Right now she has an A for math 2. Yoce believes that the reason why she didn't pass math 1 or math 2 is because of the teacher. “If there is no help, how's the student going to pass? It takes two people to pass a class,” she said.
She says that as time went on, the teacher decided to kinda give up on her “When I was in math, [the teacher] wouldn't come up to me and asked me if I needed help, [they] would just look at me and say nothing”.
This is when Yoce started to believe that her teacher didn’t care about her anymore. If you were to ask the teacher, she would blame Yoce for not asking for help.
Even though her teacher saw that she was failing, they never suggested recovery for Yoce, so Yoce was never really aware of the dates that recovery was on.
A lot of students don’t even know what recovery is. Ms. Delahunta, a recovery teacher, says that “Recovery helps a student learn something that they didn’t understand in a class and then get graduation credit”.
But even Ms. Delunta thinks that recovery can be challenging, “I think that sometimes it’s hard for students to be consisted of one day after school, sometimes they doubt that it’s going to be helpful and it’s very long”.
She's not wrong, recovery is after school on Wednesdays for 2 hour and it goes on for the whole semester, so sometimes students struggle on being consisted, and the only way to receive your full credits is to complete the whole course.
Sometimes it's not even the students fault on why they failed the class. A study by the Opportunity Myth stated, “Only 16 percent of lessons that were observed had strong structions”.
But if you got to ask a teacher on why a student is failing, they are going to blame the student. They’re going to say “it’s the student’s fault” but I don’t think that it’s the student's fault because I have been there personally.
My freshman year I suffered the same thing that Yoce did. As a matter of fact, I had the same teacher that she did. I know the struggle that Yoce went through. The only difference is that I decided to change my teacher. It was a hard process to change my class just because the first quarter was about to end, but once I did my grade went up to an A.

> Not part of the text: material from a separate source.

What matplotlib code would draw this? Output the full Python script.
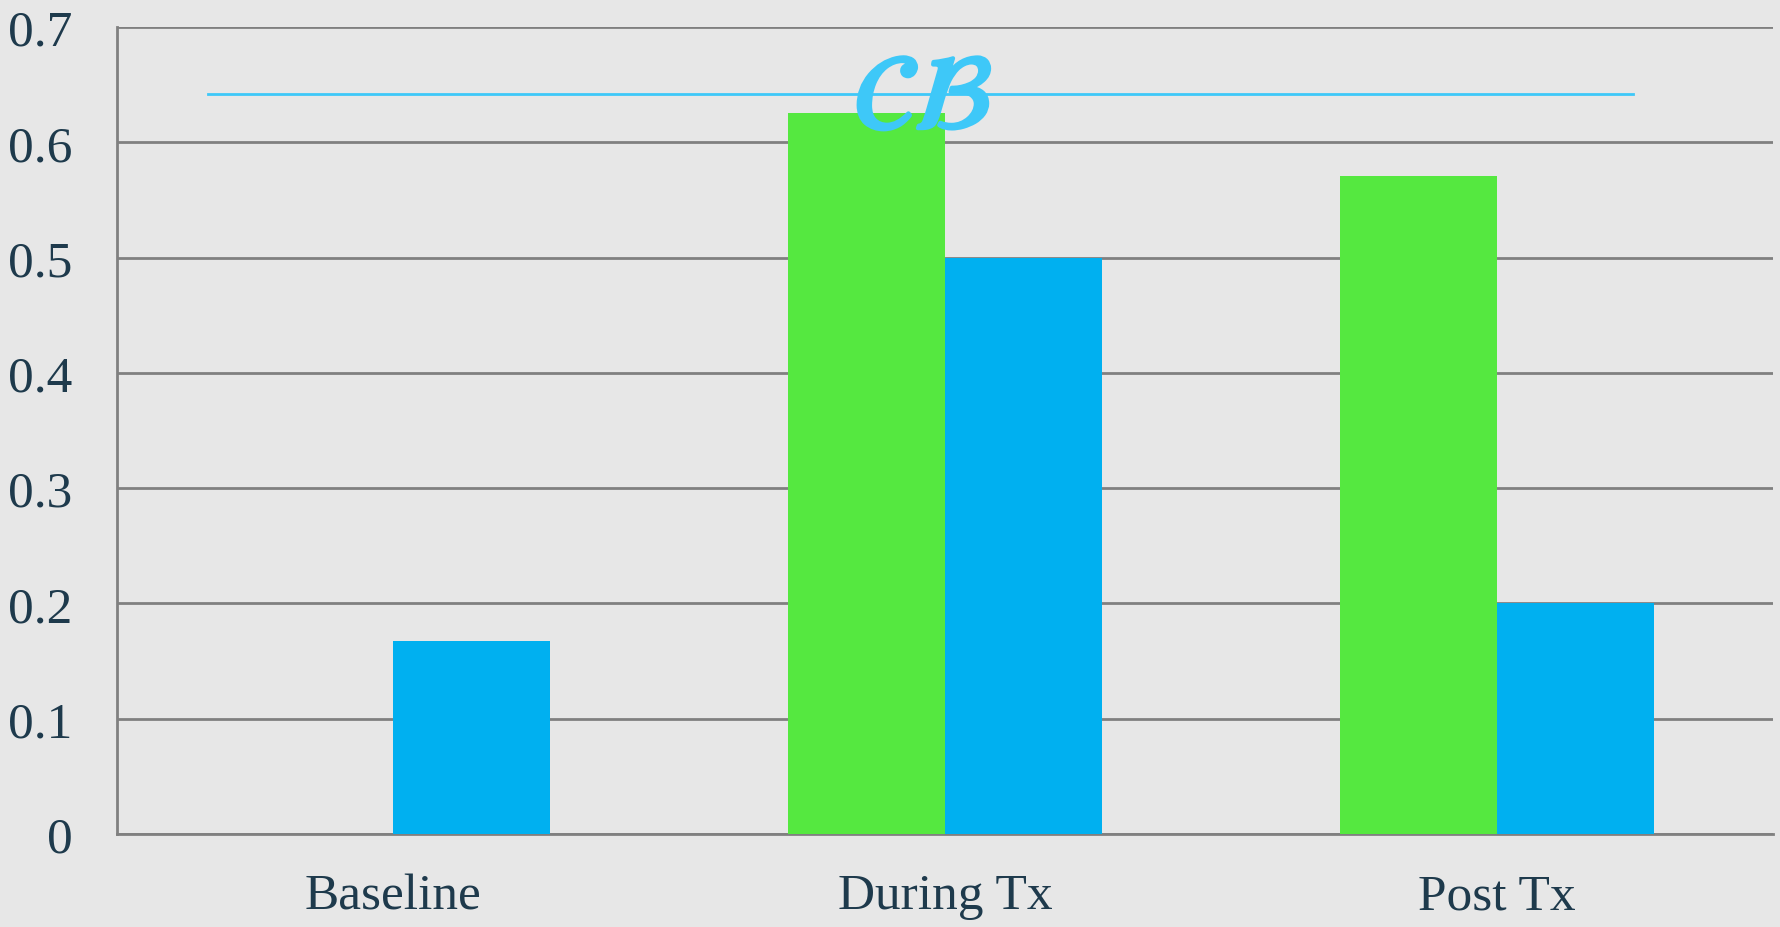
import numpy as np
import matplotlib
from matplotlib import pyplot as plt
from matplotlib.lines import Line2D
import matplotlib.patheffects as pe

matplotlib.rcParams['font.family'] = ['Liberation Serif', 'DejaVu Serif']
matplotlib.rcParams['mathtext.fontset'] = 'stix'

categories = ['Baseline', 'During Tx', 'Post Tx']
green_vals = [0.0, 0.625, 0.571]
blue_vals = [0.167, 0.5, 0.2]
y_ticks = [0, 0.1, 0.2, 0.3, 0.4, 0.5, 0.6, 0.7]
y_labels = ['0', '0.1', '0.2', '0.3', '0.4', '0.5', '0.6', '0.7']

bg = '#e7e7e7'
text_col = '#1e3a4c'
accent = '#3ec8f8'

fig = plt.figure(figsize=(17.81, 9.28), dpi=100, facecolor=bg)
ax = fig.add_axes([0.0657, 0.1002, 0.9298, 0.8696])
ax.set_facecolor(bg)

x = np.arange(len(categories))
w = 0.285
ax.bar(x - w / 2, green_vals, width=w, color='#55e840', zorder=3)
ax.bar(x + w / 2, blue_vals, width=w, color='#00b0f0', zorder=3)

ax.set_xlim(-0.5, 2.5)
ax.set_ylim(0, 0.7)
ax.set_yticks(y_ticks)
ax.set_yticklabels(y_labels)
ax.set_xticks(x)
ax.set_xticklabels(categories)
ax.grid(axis='y', color='#808080', linewidth=2, zorder=1)
ax.tick_params(axis='both', length=0, labelsize=37, colors=text_col)
ax.tick_params(axis='y', pad=32)
ax.tick_params(axis='x', pad=28)
for s in ['top', 'right']:
    ax.spines[s].set_visible(False)
for s in ['left', 'bottom']:
    ax.spines[s].set_color('#808080')
    ax.spines[s].set_linewidth(2)

# title rule with a flourish in the middle
fig.add_artist(Line2D([0.117, 0.917], [0.8976, 0.8976], color=accent,
                      linewidth=2, zorder=4))
fig.text(0.518, 0.887, r'$\mathcal{CB}$', fontsize=76, color=accent,
         ha='center', va='center', zorder=5,
         path_effects=[pe.withStroke(linewidth=3, foreground=accent)])

plt.savefig('out.png', dpi=100, facecolor=bg)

Feeling that anxiety of not passing a class can be very stressful, Yoce felt this feeling for her freshman and sophomore years. She said, “I got worried a lot because I wasn’t getting the credits that were being required”.
I know that some people could relate to Yoce. We get so focused on getting that grade up that in the moment your grade is all that matters, and this is made because of all the pressure that a teacher puts on you.
How are we supposed to put our part in if teachers don’t put there’s in?